En noviembre hacíamos un recorrido por Milpa Alta. Esa zona que parecía ajena a todo lo que acontecía en el Distrito Federal de aquellos años setentas. Ahí se percibía cómo quienes la habitaban cuidaban su origen precolombino y, por ende, mostraban un gran respeto por su reserva ecológica. Este territorio, uno de los más grandes del Distrito Federal, y eran fieles a la lengua náhuatl, como lo siguen siendo hasta nuestros días.

La celebración del Día de muertos, motivo por el que íbamos con papá justo en ese penúltimo mes del año: se aderezaba por olores de su espacio natural que se entremezclaban con los olores humeantes que salían de los guisos que se preparaban para tan importante ocasión. Oscureciendo la luz de las veladoras bailaban al ritmo del viento y sobresalía, aún más, cómo cada quién había acicalado la tumba donde reposaban sus muertos.

Los años han pasado y gran parte de la Ciudad de México cuenta con otro rostro. Sin embargo, hay lugares que siguen intactos y uno de ellos es la ahora llamada Delegación de Milpa Alta.
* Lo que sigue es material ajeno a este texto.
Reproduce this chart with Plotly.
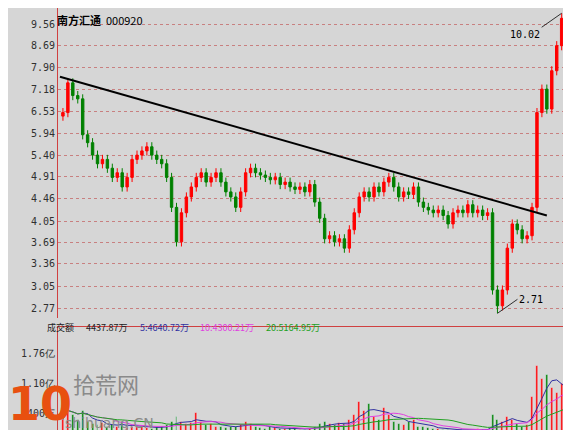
import math
import pandas as pd
import plotly.graph_objects as go

# daily closes
closes = [6.5, 7.4, 7.0, 6.9, 5.9, 5.7, 5.4, 5.2, 5.3, 5.1,
          4.9, 5.0, 4.7, 4.9, 5.3, 5.4, 5.5, 5.6, 5.4, 5.3,
          5.2, 4.9, 4.3, 3.7, 4.2, 4.5, 4.7, 4.9, 5.0, 4.8,
          4.9, 5.0, 4.8, 4.6, 4.5, 4.3, 4.6, 5.0, 5.1, 5.0,
          4.95, 4.9, 4.85, 4.9, 4.75, 4.8, 4.7, 4.65, 4.7, 4.6,
          4.75, 4.4, 4.1, 3.75, 3.8, 3.7, 3.75, 3.6, 3.9, 4.2,
          4.5, 4.6, 4.5, 4.7, 4.6, 4.8, 4.9, 4.7, 4.5, 4.6,
          4.55, 4.7, 4.4, 4.3, 4.25, 4.2, 4.25, 4.15, 4.0, 4.2,
          4.25, 4.2, 4.35, 4.2, 4.25, 4.15, 4.2, 3.0, 2.8, 3.0,
          3.6, 4.0, 3.9, 3.75, 3.8, 4.3, 6.5, 7.2, 6.6, 7.8,
          8.7, 9.8, 9.2, 8.9]
first_open = 6.4
# turnover in 万
volumes = [3000, 7000, 4000, 3000, 5000, 2500, 2000, 1800, 2200, 1500,
           1800, 1500, 2500, 1200, 1500, 1300, 1400, 1200, 1000, 1300,
           1500, 1800, 2500, 3500, 2500, 2000, 2200, 4500, 2500, 1800,
           2000, 1500, 1500, 1200, 1300, 1500, 1800, 2500, 2000, 1500,
           1200, 1000, 1300, 1100, 1000, 900, 1200, 1000, 800, 700,
           1000, 1500, 2000, 2500, 2000, 1800, 2200, 2000, 3000, 4000,
           7000, 5000, 6500, 3500, 3000, 5500, 4000, 2500, 2000, 1800,
           2500, 3000, 1500, 1300, 1200, 1000, 900, 800, 700, 600,
           800, 600, 700, 600, 900, 700, 800, 4000, 3000, 2500,
           3500, 3000, 2000, 1500, 1800, 8000, 15000, 12000, 13000, 10000,
           9000, 11000, 7000, 5000]
price_ticks = [2.77, 3.05, 3.36, 3.69, 4.05, 4.46, 4.91, 5.40, 5.94, 6.53, 7.18, 7.90, 8.69, 9.56]
vol_ticks = [4400, 11000, 17600]
vol_tick_text = ['4400万', '1.10亿', '1.76亿']
trend_x = [-0.6, 98]
trend_y = [7.6, 4.15]
peak_i, peak_v = 101, 10.02
low_i, low_v = 88, 2.71

n = len(closes)
idx = list(range(n))
opens = [first_open] + closes[:-1]
highs = [max(o, c) * 1.02 for o, c in zip(opens, closes)]
lows = [min(o, c) * 0.98 for o, c in zip(opens, closes)]
highs[peak_i] = peak_v
lows[low_i] = low_v
up = [c >= o for o, c in zip(opens, closes)]

vol = pd.Series(volumes)
red, green = '#ff0000', '#008000'

fig = go.Figure()
fig.add_trace(go.Candlestick(x=idx, open=opens, high=highs, low=lows, close=closes,
                             increasing=dict(line=dict(color=red, width=1), fillcolor=red),
                             decreasing=dict(line=dict(color=green, width=1), fillcolor=green),
                             whiskerwidth=0))
fig.add_trace(go.Scatter(x=trend_x, y=trend_y, mode='lines', line=dict(color='black', width=2)))
fig.add_trace(go.Bar(x=idx, y=volumes, yaxis='y2', marker_color=[red if u else green for u in up],
                     width=0.4))
for w, col in [(5, '#3030a0'), (10, '#e040e0'), (20, '#20a020')]:
    fig.add_trace(go.Scatter(x=idx, y=vol.rolling(w, min_periods=1).mean(), yaxis='y2',
                             mode='lines', line=dict(color=col, width=1)))

grid = dict(showgrid=True, gridcolor='#c88080', griddash='dot', gridwidth=1)
fig.update_layout(
    width=571, height=430, showlegend=False,
    margin=dict(l=50, r=5, t=0, b=5),
    paper_bgcolor='#d6d6d6', plot_bgcolor='#d6d6d6',
    font=dict(family='DejaVu Sans Mono', size=10, color='#303030'),
    xaxis=dict(range=[-1, n - 0.5], showticklabels=False, showgrid=False, zeroline=False,
               rangeslider=dict(visible=False), anchor='y2', showline=True, linecolor='#d04040',
               mirror=True),
    yaxis=dict(type='log', domain=[0.27, 1], range=[0.4236, 1.0108], tickvals=price_ticks,
               ticktext=['%.2f' % t for t in price_ticks], zeroline=False, showline=True,
               linecolor='#d04040', mirror=True, ticks='', **grid),
    yaxis2=dict(domain=[0, 0.25], range=[0, 23600], tickvals=vol_ticks, ticktext=vol_tick_text,
                showgrid=False, zeroline=False, showline=True, linecolor='#d04040', mirror=True),
    bargap=0,
)

fig.add_annotation(xref='paper', yref='paper', x=-0.005, y=0.995, xanchor='left', yanchor='top',
                   text='<b>南方汇通</b>  000920', showarrow=False,
                   font=dict(family='Noto Sans CJK SC', size=11, color='black'))
fig.add_annotation(x=peak_i, y=math.log10(peak_v), ax=-20, ay=14, text='10.02', showarrow=True,
                   arrowhead=0, arrowwidth=1, arrowcolor='#303030', xanchor='right', yanchor='top',
                   font=dict(size=10, color='black'))
fig.add_annotation(x=low_i, y=math.log10(low_v), ax=20, ay=-14, text='2.71', showarrow=True,
                   arrowhead=0, arrowwidth=1, arrowcolor='#303030', xanchor='left',
                   font=dict(size=10, color='black'))
heads = [('成交额', '#202020', -0.025), ('4437.87万', '#202020', 0.05),
         ('5:4640.72万', '#3030a0', 0.155), ('10:4300.21万', '#e040e0', 0.272),
         ('20:5164.95万', '#20a020', 0.40)]
for txt, col, xp in heads:
    fig.add_annotation(xref='paper', yref='paper', x=xp, y=0.268, xanchor='left', yanchor='top',
                       text=txt, showarrow=False,
                       font=dict(family='Noto Sans CJK SC', size=9, color=col))
fig.add_annotation(xref='paper', yref='paper', x=-0.1, y=0.0, xanchor='left', yanchor='bottom',
                   text='<b>10</b>', showarrow=False,
                   font=dict(family='DejaVu Sans', size=46, color='#e85010'))
fig.add_annotation(xref='paper', yref='paper', x=0.025, y=0.075, xanchor='left', yanchor='bottom',
                   text='拾荒网', showarrow=False,
                   font=dict(family='Noto Sans CJK SC', size=22, color='#8a8a8a'))
fig.add_annotation(xref='paper', yref='paper', x=0.01, y=0.0, xanchor='left', yanchor='bottom',
                   text='shihuang.CN', showarrow=False,
                   font=dict(family='DejaVu Sans', size=14, color='#8a8a8a'))

fig.write_html("out.html")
En donde, al igual que antaño lo hacía con mi padre, puedo ir a pasear y encontrarme con aquel recuerdo, intacto, de esos espacios que preservan su cultura y que se muestran generosos pues no los ha llegado a desdibujar la mancha urbana, como a quien esto escribe no se le ha desdibujado la memoria de los paseos con papá.

Nos vemos el otro sábado, si ustedes gustan.